At 19 he had his licence – signed in Melbourne by Coleman, the Secretary for Air, in November 1928. Soon he had his "A" licence and the Gipsy Moth promised by his father was ready and waiting.

== Virtue's Air Travel ==
Keith Virtue and his brother, Ralph Virtue, went into business as "Virtue's Air Travel", painting the caption in large black letters on the Gypsy Moth. They placed advertisements in Lismore and soon had passengers for joy flights, pupils for flying instruction and passengers for longer flights.

== New England Airways (1931–1936)==
Aged 19, Keith Virtue and his future father-in-law, G.A. Robinson, established New England Airways (later Airlines of Australia). In her biography of Keith Virtue, "Virtue in Flying", Joan Priest writes "New England Airways took over where Smithy and Ulm left off, renewing the Sydney–Brisbane link from 1930, and for a time in the Depression years providing the only airline service on Australia's east coast".

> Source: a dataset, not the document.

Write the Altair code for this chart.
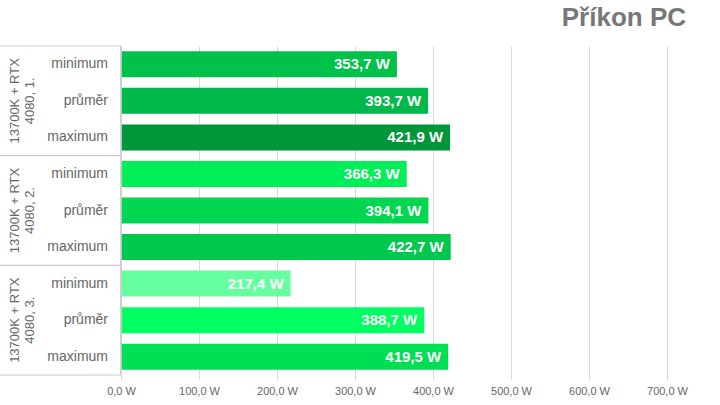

New England Airways was incorporated on 1 January 1931, with G.A. Robinson managing director and Keith Virtue a Director and Chief Pilot. One of the shareholders was Dr Banks, and various members of the Robinson family also invested.

They commenced a regular service between Lismore and Brisbane as well as charter and joyflights.

Keith Virtue and New England Airways colleague Tommy Young flew in formation with Charles Kingsford Smith for the Sydney Harbour Bridge opening on 19 March 1932. They were in Avro 618 Tens, the City of Sydney and City of Brisbane, with Charles Kingsford Smith in the Southern Cross.

In 1935, New England Airways figures showed a record of over a million miles flown and approximately 21500 passengers carried safely on their Sydney–Brisbane mail planes.

== Airlines of Australia (1936–1942)==
In October 1935 a new company was floated to replace and incorporate New England Airways, backed by the British Pacific Trust, and named Airlines of Australia Ltd. It also acquired the Larkin Aircraft Supply Company in Melbourne. G.A. Robinson remained managing director and Lord Sempill and H.C. Armstrong were among the Directors. The purpose was to extend aerial services from Cairns–Townsville–Brisbane–Sydney–Melbourne and beyond. Keith Virtue was appointed Flying Superintendent.

Australian National Airways gained a controlling interest in Airlines of Australia in April 1937, although the two airlines retained separate public identities until 1942.

== Royal Australian Air Force (1939–1947) ==

Keith Virtue served as a Flight Lieutenant in the Royal Australian Air Force during World War II. He enlisted 11 September 1939 and was discharged on 1 July 1947. During this time, Keith was involved in supplying equipment to Australian soldiers in New Guinea. The planes couldn't land, so equipment was pushed out of the low flying planes. This was referred to as "biscuit bombing".

== Australian National Airways (1942–1954) ==
As a 42-year-old veteran in 1951, Keith Virtue took off from Sydney in his ANA Skymaster to become the first Australian to have spent 20000 hours in the air.

On 15 November 1954, one mistake in 23170 hours of flying, when he failed to lower the undercarriage of DC-4 Skymaster VH-ANF when landing in Brisbane, led to his retirement from commercial flying in Australia.

== Marriage and family ==
Keith Virtue married Nita Monica Robinson, daughter of co-founder of New England Airways, G.A. Robinson, at Lismore in 1934. They had two sons, Michael and Peter and a daughter, Jan. Both Michael and Peter followed in their father's footsteps as Australian commercial airline pilots.

== Retirement ==
After Keith Virtue retired he spent a good part of his time on the golf course. He was a life member of the Brisbane Golf Club.

Keith Virtue died on the golf course on 7 February 1980.